The last four songs are a mixed bag. Two more ballads arrive in the shape of the forgettable 'Closer' and the superb 'Another Last Goodbye', featuring Tyler on piano backed solely by an Orchestra. The main problem is that two of the remaining tracks are 'sung' by Joe Perry, which is surely an ego placating concession as his gnarled vocals aren't what anyone wants to hear on an Aerosmith album. Richie Sambora he ain't. Whilst his first track, 'Freedom Fighter', is a cracking piece of music that just about succeeds despite his groaning, 'Something' is the album's one true stinker and the less said about it the better.

The deluxe edition of MFAD includes three additional tracks. 'Up On The Mountain' is sung by Tom Hamilton, who makes Perry sound like Pavarotti. 'Sunny Side Of Love' is mediocre pop that wouldn't have made 'Just Push Play' and 'Oasis In The Night' is Mr Joe Perry crooning a ballad. It's as bad as it sounds. They're pretty dreadful and aren't worth the extra expenditure, although the accompanying DVD isn't too shabby, featuring the band blasting through rousing live renditions of 'Same Old Song And Dance', 'Rats In The Cellar, 'Oh Yeah' and 'Train Kept A Rollin'.

The primary problem with 'Music From Another Dimension' isn't the music, but the lack of leadership, focus and direction within the band. The album is at least 4 songs too long and way too ballad heavy. It's perplexing when you consider that both 'Toys' and 'Rocks' were 9 song albums just shy of 40 minutes. Had they been brave enough to make MFAD that economic it could have been a classic. Another gripe is the concessions the band have made. You sense relationships are so fragile everyone is treading a little too carefully, particularly around their live wire singer. It's clear the other guys aren't bothered about chart success and courting publicity, but Tyler craves extra attention and everything has cynically been put in place to make that happen: An album that appeals to every Aerosmith fan. A country rock duet. A Diane Warren track. Barely audible, much publicised backing vocals from Johnny Depp and Julian Lennon. It smacks of being overly concerned with things that shouldn't matter, rather than just creating a great record that lets the music do the talking. With that in mind this album really needed legendary A&R man John Kalodner, who guided Aerosmith back from the dead in the eighties. He was the guy who stood up to them. On the 'Making of Pump' DVD you see him telling Tyler certain bits aren't strong enough, giving them direction and really lecturing the band. Nowadays, there are too many yes men involved and the album has suffered as a result.

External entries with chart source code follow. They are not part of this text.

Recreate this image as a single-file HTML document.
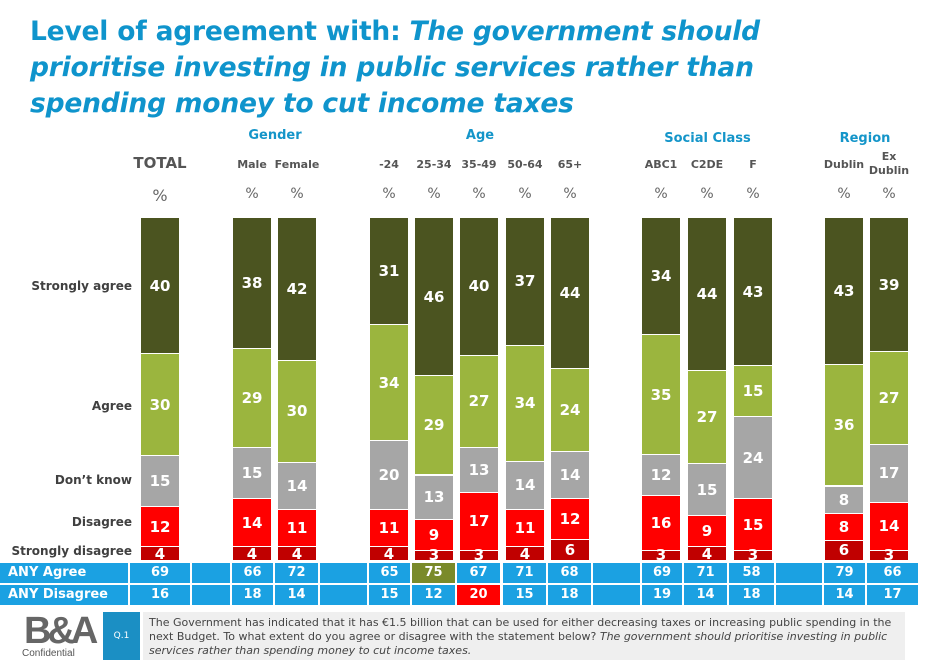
<!DOCTYPE html>
<html><head><meta charset="utf-8"><style>
body{margin:0;width:936px;height:662px;background:#fff;position:relative;overflow:hidden;font-family:"DejaVu Sans","Liberation Sans",sans-serif}
.abs{position:absolute}
#title{left:30px;top:14px;color:#0f94cc;font-weight:bold;font-size:26.5px;line-height:36px;letter-spacing:-0.2px}
.grp{color:#1495c9;font-weight:bold;font-size:13px;text-align:center}
.col{color:#555;font-weight:bold;font-size:11px;text-align:center;line-height:14px}
.pct{color:#666;font-size:14px;text-align:center;width:40px}
.rowlab{color:#404040;font-weight:bold;font-size:12px;text-align:right;width:130px;left:2px}
.seg{position:absolute;color:#fff;font-weight:bold;font-size:15px;text-align:center;display:flex;align-items:center;justify-content:center;box-sizing:border-box;border-top:1px solid #fff}
.cell{position:absolute;height:20px;background:#1ba1e2;color:#fff;font-weight:bold;font-size:13px;text-align:center;line-height:20px}
</style></head><body>
<div id="title" class="abs">Level of agreement with: <i>The government should<br>prioritise investing in public services rather than<br>spending money to cut income taxes</i></div>
<div class="abs grp" style="left:220px;top:128px;width:110px">Gender</div>
<div class="abs grp" style="left:420px;top:128px;width:120px">Age</div>
<div class="abs grp" style="left:640px;top:131px;width:135px">Social Class</div>
<div class="abs grp" style="left:810px;top:131px;width:110px">Region</div>
<div class="abs rowlab" style="top:279px">Strongly agree</div>
<div class="abs rowlab" style="top:399px">Agree</div>
<div class="abs rowlab" style="top:473px">Don’t know</div>
<div class="abs rowlab" style="top:515px">Disagree</div>
<div class="abs rowlab" style="top:544px">Strongly disagree</div>
<div class="abs" style="left:0;top:563px;width:936px;height:44px" id="table"></div>
<div class="abs" style="left:20px;top:612px;width:76px;height:48px">
<div style="position:absolute;left:4px;top:0;font:bold 38px 'Liberation Sans',sans-serif;color:#666;letter-spacing:-4px;line-height:38px">B&amp;A</div>
<div style="position:absolute;left:2px;top:36px;font:10px 'Liberation Sans',sans-serif;color:#555">Confidential</div></div>
<div class="abs" style="left:103px;top:612px;width:37px;height:48px;background:#1b8fc4;color:#fff;font-size:9px;display:flex;align-items:center;justify-content:center">Q.1</div>
<div class="abs" style="left:143px;top:612px;width:762px;height:48px;background:#efefef;color:#444;font-size:11px;line-height:14px;padding:4px 6px;box-sizing:border-box">The Government has indicated that it has €1.5 billion that can be used for either decreasing taxes or increasing public spending in the next Budget. To what extent do you agree or disagree with the statement below? <i>The government should prioritise investing in public services rather than spending money to cut income taxes.</i></div>
<script>
const categories=["TOTAL","Male","Female","-24","25-34","35-49","50-64","65+","ABC1","C2DE","F","Dublin","Ex Dublin"];
const stronglyAgree=[40,38,42,31,46,40,37,44,34,44,43,43,39];
const agree=[30,29,30,34,29,27,34,24,35,27,15,36,27];
const dontKnow=[15,15,14,20,13,13,14,14,12,15,24,8,17];
const disagree=[12,14,11,11,9,17,11,12,16,9,15,8,14];
const stronglyDisagree=[4,4,4,4,3,3,4,6,3,4,3,6,3];
const anyAgree=[69,66,72,65,75,67,71,68,69,71,58,79,66];
const anyDisagree=[16,18,14,15,12,20,15,18,19,14,18,14,17];
const centers=[160,252,297,389,434,479,525,570,661,707,753,844,889];
const series=[stronglyAgree,agree,dontKnow,disagree,stronglyDisagree];
const colors=["#4b5420","#9bb53e","#a6a6a6","#ff0000","#c00000"];
const topY=218,bottomY=560,bw=38;
const body=document.body;
categories.forEach((c,i)=>{
  const lab=document.createElement('div');lab.className='abs col';
  
  
  if(c==="TOTAL"){lab.style.fontSize='15px';lab.style.color='#555';}
  lab.style.left=(centers[i]-30)+'px';lab.style.width='60px';
  lab.style.top=(c==="Ex Dublin"?150:(c==="TOTAL"?156:158))+'px';
  lab.innerHTML=c==="Ex Dublin"?"Ex<br>Dublin":c;body.appendChild(lab);
  const p=document.createElement('div');p.className='abs pct';
  
  
  p.style.left=(centers[i]-20)+'px';p.style.top='186px';p.textContent='%';
  if(i===0)p.style.fontSize='16px';body.appendChild(p);
  let total=series.reduce((s,a)=>s+a[i],0);
  let scale=(bottomY-topY)/total,y=topY;
  series.forEach((a,k)=>{
    const h=a[i]*scale;const s=document.createElement('div');s.className='seg';
    
    
    s.style.left=(centers[i]-bw/2)+'px';s.style.width=bw+'px';
    s.style.top=y+'px';s.style.height=h+'px';s.style.background=colors[k];
    if(k===0)s.style.borderTop='none';
    s.textContent=a[i];body.appendChild(s);y+=h;
  });
});
const table=document.getElementById('table');
const bounds=[[0,128],[130,190],[192,230],[232,273],[275,318],[320,367],[369,410],[412,455],[457,500],[503,546],[548,591],[593,640],[642,682],[684,727],[729,774],[776,822],[824,865],[867,918]];
const dataCols=[1,3,4,6,7,8,9,10,12,13,14,16,17];
[[anyAgree,"ANY Agree",0],[anyDisagree,"ANY Disagree",22]].forEach(([arr,name,ty])=>{
  bounds.forEach((b,j)=>{
    const c=document.createElement('div');c.className='cell';
    
    
    c.style.left=b[0]+'px';c.style.width=(b[1]-b[0])+'px';c.style.top=ty+'px';
    if(j===0){c.textContent=name;c.style.textAlign='left';c.style.paddingLeft='8px';c.style.width=(b[1]-b[0]-8)+'px';}
    const di=dataCols.indexOf(j);
    if(di>=0){c.textContent=arr[di];
      if(name==="ANY Agree"&&di===4)c.style.background='#7a8a2a';
      if(name==="ANY Disagree"&&di===5)c.style.background='#ff0000';}
    table.appendChild(c);
  });
});
</script>
</body></html>
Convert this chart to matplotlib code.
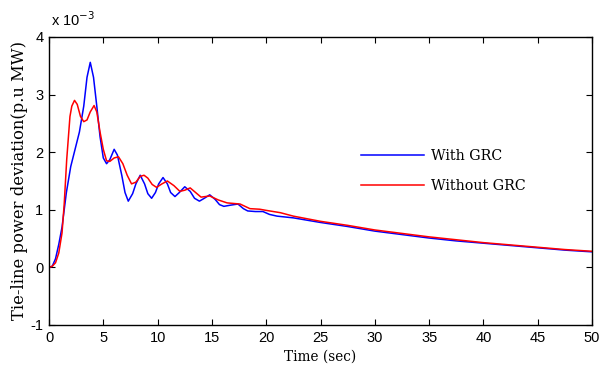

Once all's said and done this is still a very enjoyable listen that's nowhere near the disaster it's been made out to be. The sad thing is, with smarter decisions and a little more self control it could have been exceptional. The album actually begins with a Twilight Zone style voice-over, inviting the listener to enter a different reality. This is clearly planet Aerosmith, and it makes total sense. They exist in their own universe and 'Music From Another Dimension' is the product of a band badly in need of a reality check. So, will this be their final album? There's enough to suggest more material would be welcome, but unless there's a major turnaround in the way the band operates which is unlikely given the contrasting, increasingly fractious egos involved the days of great Aerosmith albums may well be consigned to a dimension known simply as the past.

'Music From Another Dimension' is out now on Columbia Records.